Pursuing our passions is good for us.
A study of 115 people published in the Annals of Behavioral Medicine found that when pursuing hobbies, participants’ moods were more positive, and they had lower stress and heart rates. That’s a pretty good result just for doing something you enjoy. The study’s conclusion? Leisure activities can improve a person’s health and well-being.
Our health is an important consideration throughout our lives, but as we age we start to pay even more attention to how to help our bodies and minds function as well as possible. Eating well, making friends and getting exercise are an important part of staying healthy in old age.
Read more: Five things to do now
for a happier, healthier future.
Pursuing passions also can play a big part in maintaining good health as we age. Studies have shown that pursuing our passions does wonders for the health of our brains.
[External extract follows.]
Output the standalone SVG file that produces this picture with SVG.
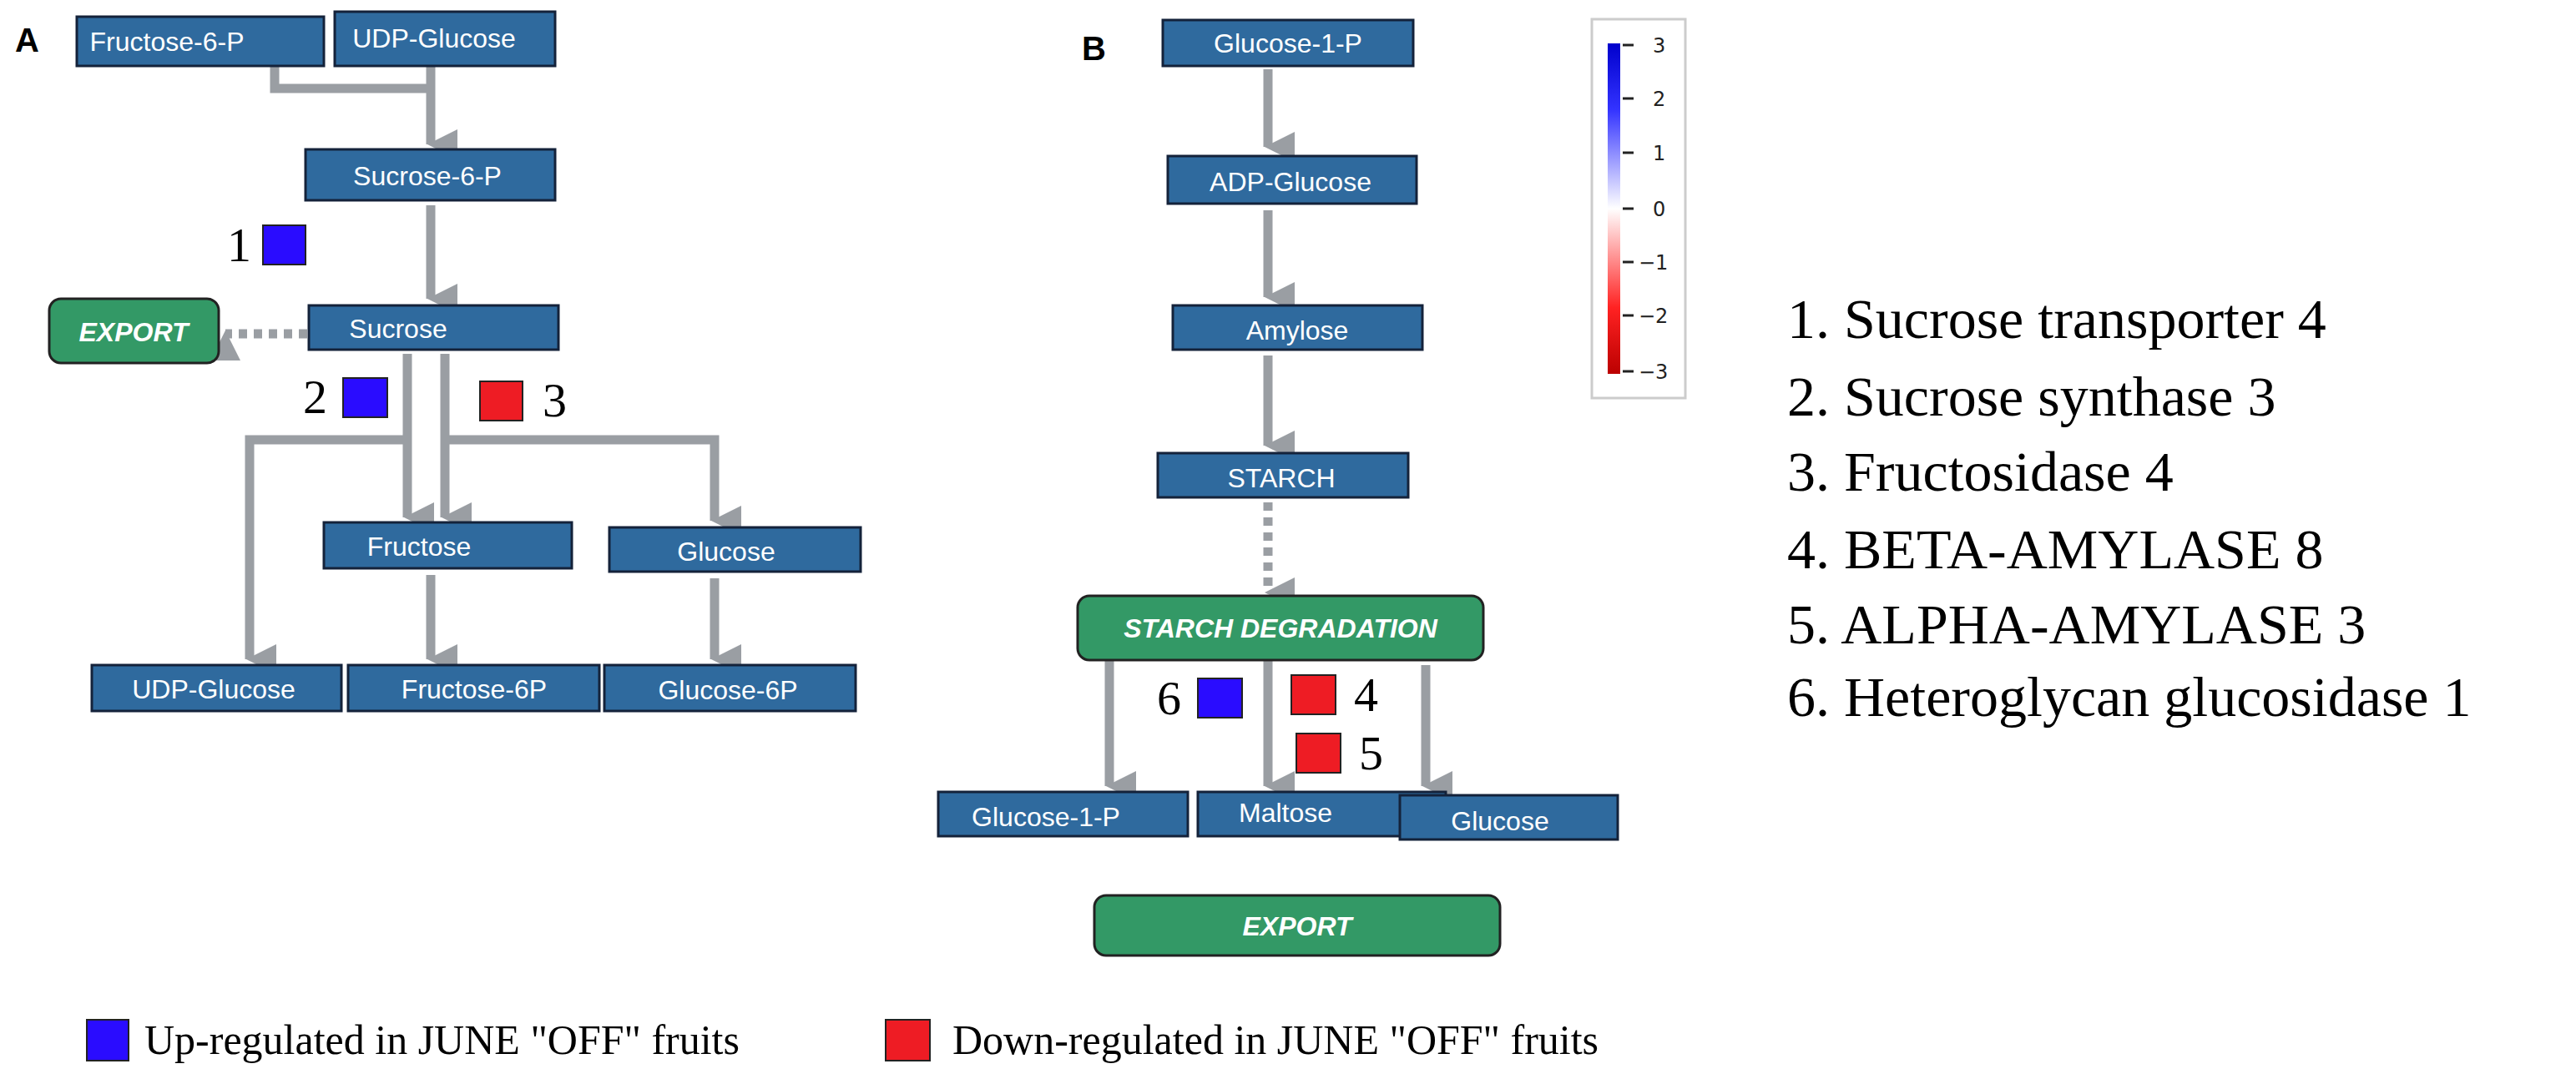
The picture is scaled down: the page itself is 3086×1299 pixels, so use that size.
<svg xmlns="http://www.w3.org/2000/svg" width="3086" height="1299" viewBox="0 0 3086 1299">
<defs>
<style>
.n{fill:#2f6a9e;stroke:#14223a;stroke-width:3}
.g{fill:#339966;stroke:#222;stroke-width:3}
.t{font-family:"Liberation Sans",Arial,sans-serif;font-size:32px;fill:#fff;text-anchor:middle}
.gt{font-family:"Liberation Sans",Arial,sans-serif;font-size:32px;fill:#fff;text-anchor:middle;font-weight:bold;font-style:italic}
.c{stroke:#9a9ea3;stroke-width:11;fill:none}
.d{stroke:#9a9ea3;stroke-width:11;fill:none;stroke-dasharray:10 8}
.num{font-family:"Liberation Serif","Times New Roman",serif;font-size:58px;fill:#000}
.lst{font-family:"Liberation Serif","Times New Roman",serif;font-size:68px;fill:#000}
.leg{font-family:"Liberation Serif","Times New Roman",serif;font-size:50px;fill:#000}
.up{fill:#2a0cff;stroke:#222;stroke-width:2}
.dn{fill:#ee1c24;stroke:#222;stroke-width:2}
.lab{font-family:"Liberation Sans",Arial,sans-serif;font-size:40px;font-weight:bold;fill:#000}
.sc{font-family:"DejaVu Sans",sans-serif;font-size:24px;fill:#222}
</style>
<marker id="ah" markerUnits="userSpaceOnUse" markerWidth="40" markerHeight="40" viewBox="0 0 40 40" refX="20" refY="34" orient="auto-start-reverse">
<polygon points="2,2 38,2 20,38" fill="#9a9ea3"/>
</marker>
<marker id="ahl" markerUnits="userSpaceOnUse" markerWidth="40" markerHeight="40" viewBox="0 0 40 40" refX="34" refY="20" orient="0">
<polygon points="38,2 38,38 2,20" fill="#9a9ea3" transform="rotate(180 20 20)"/>
</marker>
<linearGradient id="cb" x1="0" y1="0" x2="0" y2="1">
<stop offset="0" stop-color="#0000cc"/>
<stop offset="0.2" stop-color="#3333ff"/>
<stop offset="0.5" stop-color="#ffffff"/>
<stop offset="0.8" stop-color="#ff2222"/>
<stop offset="1" stop-color="#bb0000"/>
</linearGradient>
</defs>
<rect width="3086" height="1299" fill="#fff"/>
<text class="lab" x="18" y="62">A</text>
<text class="lab" x="1296" y="72">B</text>

<g id="connectors">
<path class="c" d="M329,80 V106 H516"/>
<path class="c" d="M516,80 V173" marker-end="url(#ah)"/>
<path class="c" d="M516,246 V358" marker-end="url(#ah)"/>
<path class="d" d="M368,400 H270" marker-end="url(#ah)"/>
<path class="c" d="M488,424 V620" marker-end="url(#ah)"/>
<path class="c" d="M533,424 V620" marker-end="url(#ah)"/>
<path class="c" d="M488,527 H299 V790" marker-end="url(#ah)"/>
<path class="c" d="M533,527 H856 V624" marker-end="url(#ah)"/>
<path class="c" d="M516,689 V790" marker-end="url(#ah)"/>
<path class="c" d="M856,693 V790" marker-end="url(#ah)"/>
<path class="c" d="M1519,83 V176" marker-end="url(#ah)"/>
<path class="c" d="M1519,252 V356" marker-end="url(#ah)"/>
<path class="c" d="M1519,426 V534" marker-end="url(#ah)"/>
<path class="d" d="M1519,602 V710" marker-end="url(#ah)"/>
<path class="c" d="M1329,791 V942" marker-end="url(#ah)"/>
<path class="c" d="M1519,791 V942" marker-end="url(#ah)"/>
<path class="c" d="M1708,797 V942" marker-end="url(#ah)"/>
</g>

<g id="n-fru6p"><rect class="n" x="92" y="20" width="296" height="59"/><text class="t" x="200" y="61">Fructose-6-P</text></g>
<g id="n-udpg"><rect class="n" x="401" y="14" width="264" height="65"/><text class="t" x="520" y="57">UDP-Glucose</text></g>
<g id="n-suc6p"><rect class="n" x="366" y="179" width="299" height="61"/><text class="t" x="512" y="222">Sucrose-6-P</text></g>
<g id="n-suc"><rect class="n" x="370" y="366" width="299" height="53"/><text class="t" x="477" y="405">Sucrose</text></g>
<g id="n-exportA"><rect class="g" x="59" y="358" width="203" height="77" rx="14"/><text class="gt" x="160" y="409">EXPORT</text></g>
<g id="n-fru"><rect class="n" x="388" y="626" width="297" height="55"/><text class="t" x="502" y="666">Fructose</text></g>
<g id="n-glc"><rect class="n" x="730" y="632" width="301" height="53"/><text class="t" x="870" y="672">Glucose</text></g>
<g id="n-udpg2"><rect class="n" x="110" y="797" width="299" height="55"/><text class="t" x="256" y="837">UDP-Glucose</text></g>
<g id="n-fru6p2"><rect class="n" x="417" y="797" width="301" height="55"/><text class="t" x="568" y="837">Fructose-6P</text></g>
<g id="n-glc6p"><rect class="n" x="724" y="797" width="301" height="55"/><text class="t" x="872" y="838">Glucose-6P</text></g>

<g id="m1"><rect class="up" x="315" y="270" width="51" height="47"/><text class="num" x="272" y="313">1</text></g>
<g id="m2"><rect class="up" x="411" y="453" width="53" height="47"/><text class="num" x="363" y="495">2</text></g>
<g id="m3"><rect class="dn" x="575" y="457" width="51" height="47"/><text class="num" x="650" y="499">3</text></g>

<g id="n-g1p"><rect class="n" x="1393" y="24" width="300" height="55"/><text class="t" x="1543" y="63">Glucose-1-P</text></g>
<g id="n-adpg"><rect class="n" x="1399" y="187" width="298" height="57"/><text class="t" x="1546" y="229">ADP-Glucose</text></g>
<g id="n-amy"><rect class="n" x="1405" y="366" width="299" height="53"/><text class="t" x="1554" y="407">Amylose</text></g>
<g id="n-starch"><rect class="n" x="1387" y="543" width="300" height="53"/><text class="t" x="1535" y="584">STARCH</text></g>
<g id="n-sdeg"><rect class="g" x="1291" y="714" width="486" height="77" rx="14"/><text class="gt" x="1534" y="764">STARCH DEGRADATION</text></g>
<g id="n-g1p2"><rect class="n" x="1124" y="949" width="299" height="53"/><text class="t" x="1253" y="990">Glucose-1-P</text></g>
<g id="n-mal"><rect class="n" x="1435" y="949" width="297" height="53"/><text class="t" x="1540" y="985">Maltose</text></g>
<g id="n-glc2"><rect class="n" x="1677" y="953" width="261" height="53"/><text class="t" x="1797" y="995">Glucose</text></g>
<g id="n-exportB"><rect class="g" x="1311" y="1073" width="486" height="72" rx="14"/><text class="gt" x="1554" y="1121">EXPORT</text></g>

<g id="m6"><rect class="up" x="1435" y="813" width="53" height="47"/><text class="num" x="1386" y="856">6</text></g>
<g id="m4"><rect class="dn" x="1547" y="809" width="53" height="47"/><text class="num" x="1622" y="852">4</text></g>
<g id="m5"><rect class="dn" x="1553" y="879" width="53" height="47"/><text class="num" x="1628" y="922">5</text></g>

<g id="colorbar">
<rect x="1907" y="23" width="112" height="454" fill="#fff" stroke="#ccc" stroke-width="3"/>
<rect x="1926" y="52" width="15" height="396" fill="url(#cb)"/>
<g stroke="#222" stroke-width="3">
<line x1="1944" y1="54" x2="1957" y2="54"/><line x1="1944" y1="118" x2="1957" y2="118"/><line x1="1944" y1="183" x2="1957" y2="183"/><line x1="1944" y1="250" x2="1957" y2="250"/><line x1="1944" y1="314" x2="1957" y2="314"/><line x1="1944" y1="378" x2="1957" y2="378"/><line x1="1944" y1="445" x2="1957" y2="445"/>
</g>
<text class="sc" x="1980" y="63">3</text>
<text class="sc" x="1980" y="127">2</text>
<text class="sc" x="1980" y="192">1</text>
<text class="sc" x="1980" y="259">0</text>
<text class="sc" x="1963" y="323">−1</text>
<text class="sc" x="1963" y="387">−2</text>
<text class="sc" x="1963" y="454">−3</text>
</g>

<g id="list">
<text class="lst" x="2141" y="405">1. Sucrose transporter 4</text>
<text class="lst" x="2141" y="498">2. Sucrose synthase 3</text>
<text class="lst" x="2141" y="588">3. Fructosidase 4</text>
<text class="lst" x="2141" y="681">4. BETA-AMYLASE 8</text>
<text class="lst" x="2141" y="771">5. ALPHA-AMYLASE 3</text>
<text class="lst" x="2141" y="858">6. Heteroglycan glucosidase 1</text>
</g>

<g id="legend">
<rect class="up" x="104" y="1222" width="50" height="49"/>
<text class="leg" x="173" y="1263">Up-regulated in JUNE "OFF" fruits</text>
<rect class="dn" x="1061" y="1222" width="53" height="49"/>
<text class="leg" x="1141" y="1263">Down-regulated in JUNE "OFF" fruits</text>
</g>
</svg>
According to Total Brain Health, pursuing hobbies that we enjoy and that we’re good at can be a buffer against memory loss and can lead to improved neuroplasticity, our brain’s ability to form new connections. Pursuing passions also can help improve sleep quality, lower blood pressure, and lower our risks of heart disease, stress, anxiety and depression.
But what kind of leisure activities should you pursue? How do you find your passion?
For starters, try to remember a moment when you’ve lost track of time.
“Life just feels better when you have things in your hours that you want to do,” said productivity expert Laura Vanderkam in The New York Times. “There’s moments where time almost has no meaning because we’re so happy about what we’re doing. The more time you can spend in that zone, the better life feels.”
Is there anything you love to spend hours doing or that you have to be told to stop? That’s probably something you’re passionate about, something that could be developed into a hobby that lasts long into old age.
Consider the inspiring story of the ballet dancer who’s still going strong at age 77. Why? She loves what she does.
“Life is too short not to do what you want to do,” she says in a video produced by BBC One. “It’s never too late, so start doing what you love doing now.”
Other ways to identify your passions include taking an inventory your talents (what are you good at?) and thinking of what you liked to do as a kid. Those, too, might be hobbies worth pursuing that could lead to joy and contentment long into retirement years.